Code of honor is adhered to and then Strong lands a brutal jumping knee 3 seconds in.  Double knee gut buster gets 2 and Steen is sent to the floor.  Steen then catches a baseball slide to powerbomb Strong on the apron!  Strong is thrown in and the swanton bomb gets 2.  Crowd is electric already--Steen wants the F-Cinq to end things early, but Roddy escapes to the apron.  Shoulder tackle is caught and Steen spikes him with a hangman's DDT for 2.  Standing senton from Steen.  "Mr. Wrestling" uses the ropes for leverage and stands on Strong's chest.  He breaks the hold at four, and Kevin kindly reminds the referee that he has until five!  Easiest way to get a cheap pop in ROH, reference Bryan Danielson.  Steen rapes Strong's chest with chops to quell Roddy's attempts at fighting back.  Kevin starts a "Slam Steen Slam" chant himself and tries to bodyslam Roddy.  Strong escapes, and hits a high knee, an enzugiri, and an Angle slam!  Both guys down and everyone takes a breather from the nonstop start.  LOUD "Fight Steen Fight" chant.  Gibson driver attempt fails and they are trading big time shots in the centre of the ring.  A Roddy enzugiri appears to set up his rolling elbow--but he runs right into a lariat from Steen!  New York comes unglued!  Punphandle neck breaker gets 2 for Steen.  Strong fights back and perches Steen on the top rope.  Sky-high superplex gets Roddy 2, but when Steen kicks out he rolls it straight into the Stronghold!  Steen gets the rope break.

commercial

Back with Steen biting his way out of a half Nelson suplex and landing the pop-up powerbomb for 2.  Sharpshooter is blocked initially, but a second double knee gut buster is reversed into the sharpshooter!  Strong makes the ropes and Steen is exhausted.  Strong's better cardio pays off and he hits the double knee gut buster into a Sick Kick for 2.  Crowd thinks this is awesome, and they are very much correct.  Strong thinks another superplex is in order, but Steen counters into a super pumphandle slam.  Both guys are out.  Steen tries the Package Piledriver, but Strong elbows out; his momentum is cut off with a sleeper suplex however.  The Package Piledriver is enough to end a wild ride. **** Look, this match won't be for everyone.  I frequently argue that the stereotypical ROH match is overplayed by people who have never seen a considerable amount of the product--but no, this is the MOVESZ match that is more about spots then psychology.  That said, sometimes that is OK, as long as it's done well.  Just like there are good and bad "big dumb action movies" (Die Hard vs The Expendables) .  This is a blast to watch and the crowd is super hot the whole way through.  Steen just about hit the ceiling for a Roderick Strong match, (who almost never has a big match below ***, but also rarely if ever breaks ****) and proved very much that his fat, broken down body has more then garbage brawls left in it.

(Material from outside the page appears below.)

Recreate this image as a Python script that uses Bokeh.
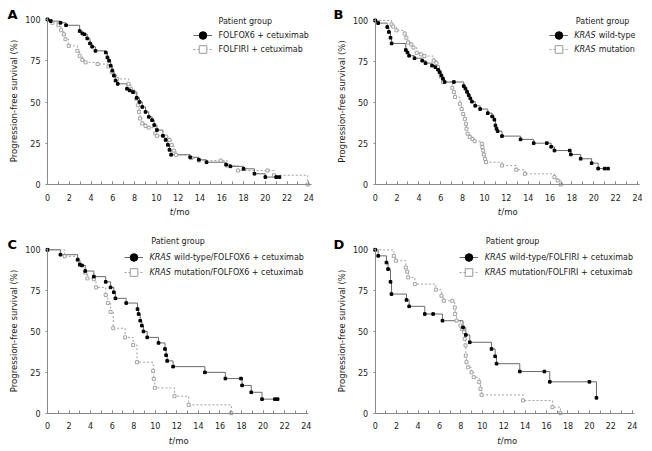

Quarterfinal Match: "Machine Gun" Karl Anderson vs "Unbreakable" Michael Elgin
Anderson is representing "Bullet Club", the stable lead by IWGP Jr. Heavyweight champion Prince Devitt.  The big men start trading hay makers after the bell.  A series of reversals results in a 2 count for Elgin.  Elgin lifts Anderson for the eternal vertical and that's where we stay for the next minute.  Elgin drops him just in time for a commercial.

Back with Elgin clotheslining Anderson repeatedly and hitting a powerslam for 2.  Machine Gun fights off the dead lift German, but runs into the Boss Man slam for 2.  Anderson blocks a running lariat and runs the ropes--Elgin follows and gives him NINE clotheslines against the ropes!  Elgin runs the ropes for the tenth, but Anderson reverses it into a spinebuster to end the brutal assault he was enduring.  it gets 2.  Anderson charges at Elgin in the corner and is drilled with an uranagi for his trouble.  Elgin misses a diving corkscrew Senton (does he EVER hit that move?)  Elgin gets the better of the following exchange and forces Anderson to his knees with an elbow to the back of the neck.  Dead lift German gets 2.  Elgin goes up top again, only to be cut off by Anderson, who hits a super TKO for 2.  Well that's one way to come back in a match you were thoroughly losing!  An Ace crusher is reversed into a backslide for 2, then Elgin locks in the crossface.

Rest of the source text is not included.